They are a low cost in-house investment firm so they won't do anything. We are suppose to get windows 7 machines but I'm not sure when or if I will get one. Lots of devs have complained and they won't order better stuff. Problem is the website and its apps run on old architecture Cobol and batch processes, and java on the middle and ui. Lots of legacy stuff in the background too so upgrading to all new recent marines plus windows 7 would conflict with the in-house software that they put on the pc's which is usually developed by the company too.
That reads like a house of cards, man...just waiting for the right breeze. They could probably do very well if they would translate the COBOL stuff into Java (since a Java environment is already in place), and then start on a gradual path towards no legacy software.
I dunno how we do so good when we use such ancient code and architecture clutter.

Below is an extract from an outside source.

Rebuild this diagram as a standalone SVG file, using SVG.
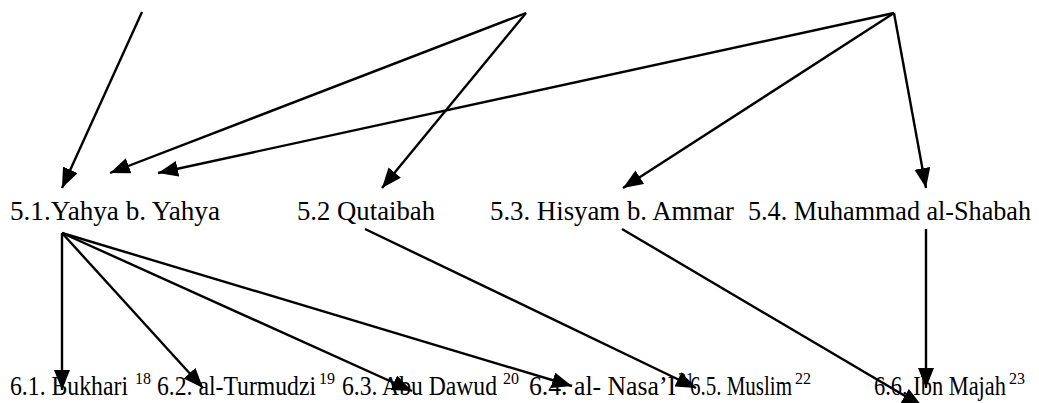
<svg xmlns="http://www.w3.org/2000/svg" width="1039" height="403" viewBox="0 0 1039 403">
<style>
  .lbl { font-family: "Liberation Serif", "Times New Roman", serif; font-size: 27px; fill: #000; }
  .sup { font-size: 16px; }
  .edge { stroke: #000; stroke-width: 2.4; fill: none; marker-end: url(#ah); }
</style>
<defs>
  <marker id="ah" markerUnits="userSpaceOnUse" markerWidth="22" markerHeight="18" refX="20" refY="8" orient="auto">
    <path d="M0,0 L20,8 L0,16 z" fill="#000"/>
  </marker>
</defs>
<rect width="1039" height="403" fill="#fff"/>
<g id="connectors">
  <line class="edge" x1="142" y1="12" x2="62" y2="188"/>
  <line class="edge" x1="526" y1="13" x2="110" y2="173"/>
  <line class="edge" x1="526" y1="13" x2="382" y2="188"/>
  <line class="edge" x1="894" y1="13" x2="158" y2="173"/>
  <line class="edge" x1="894" y1="13" x2="623" y2="188"/>
  <line class="edge" x1="894" y1="13" x2="926" y2="188"/>
  <line class="edge" x1="62" y1="233" x2="62" y2="390"/>
  <line class="edge" x1="62" y1="233" x2="203" y2="388"/>
  <line class="edge" x1="62" y1="233" x2="412" y2="391"/>
  <line class="edge" x1="62" y1="233" x2="572" y2="386"/>
  <line class="edge" x1="365" y1="229" x2="696" y2="388"/>
  <line class="edge" x1="622" y1="229" x2="922" y2="406"/>
  <line class="edge" x1="926" y1="229" x2="926" y2="388"/>
</g>
<g id="n51"><text class="lbl" x="10" y="220" textLength="210" lengthAdjust="spacingAndGlyphs">5.1.Yahya b. Yahya</text></g>
<g id="n52"><text class="lbl" x="297" y="220" textLength="138" lengthAdjust="spacingAndGlyphs">5.2 Qutaibah</text></g>
<g id="n53"><text class="lbl" x="490" y="220" textLength="244" lengthAdjust="spacingAndGlyphs">5.3. Hisyam b. Ammar</text></g>
<g id="n54"><text class="lbl" x="748" y="220" textLength="283" lengthAdjust="spacingAndGlyphs">5.4. Muhammad al-Shabah</text></g>
<g id="n61"><text class="lbl" x="10" y="395" textLength="118" lengthAdjust="spacingAndGlyphs">6.1. Bukhari</text><text class="lbl sup" x="135" y="384">18</text></g>
<g id="n62"><text class="lbl" x="157" y="395" textLength="159" lengthAdjust="spacingAndGlyphs">6.2. al-Turmudzi</text><text class="lbl sup" x="319" y="384">19</text></g>
<g id="n63"><text class="lbl" x="342" y="395" textLength="155" lengthAdjust="spacingAndGlyphs">6.3. Abu Dawud</text><text class="lbl sup" x="503" y="384">20</text></g>
<g id="n64"><text class="lbl" x="529" y="395" textLength="147" lengthAdjust="spacingAndGlyphs">6.4. al- Nasa’I</text><text class="lbl sup" x="678" y="384">21</text></g>
<g id="n65"><text class="lbl" x="690" y="395" textLength="102" lengthAdjust="spacingAndGlyphs">6.5. Muslim</text><text class="lbl sup" x="795" y="384">22</text></g>
<g id="n66"><text class="lbl" x="874" y="395" textLength="132" lengthAdjust="spacingAndGlyphs">6.6. Ibn Majah</text><text class="lbl sup" x="1009" y="384">23</text></g>
</svg>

Maintainers and admins that know what they're doing? Holding the 'front line' workers back is the real problem. As long as you have people that know the old software and what it runs on, you can get it talking to newer stuff just fine. The issues come in when you need non-tech workers to directly communicate with old terminal type systems, and it's hard to update that interface.
The last time I had a work computer better than my home computer, it was insane. They'd been stuck on real POSes for ages (P3 PCs w/ 256-512MB RAM, and P4s w/ SDR), so went overboard and got crazy overpowered workstations when they got the green light. Dual quad Xeons, $2k+ Quadros, SAS drives...the works.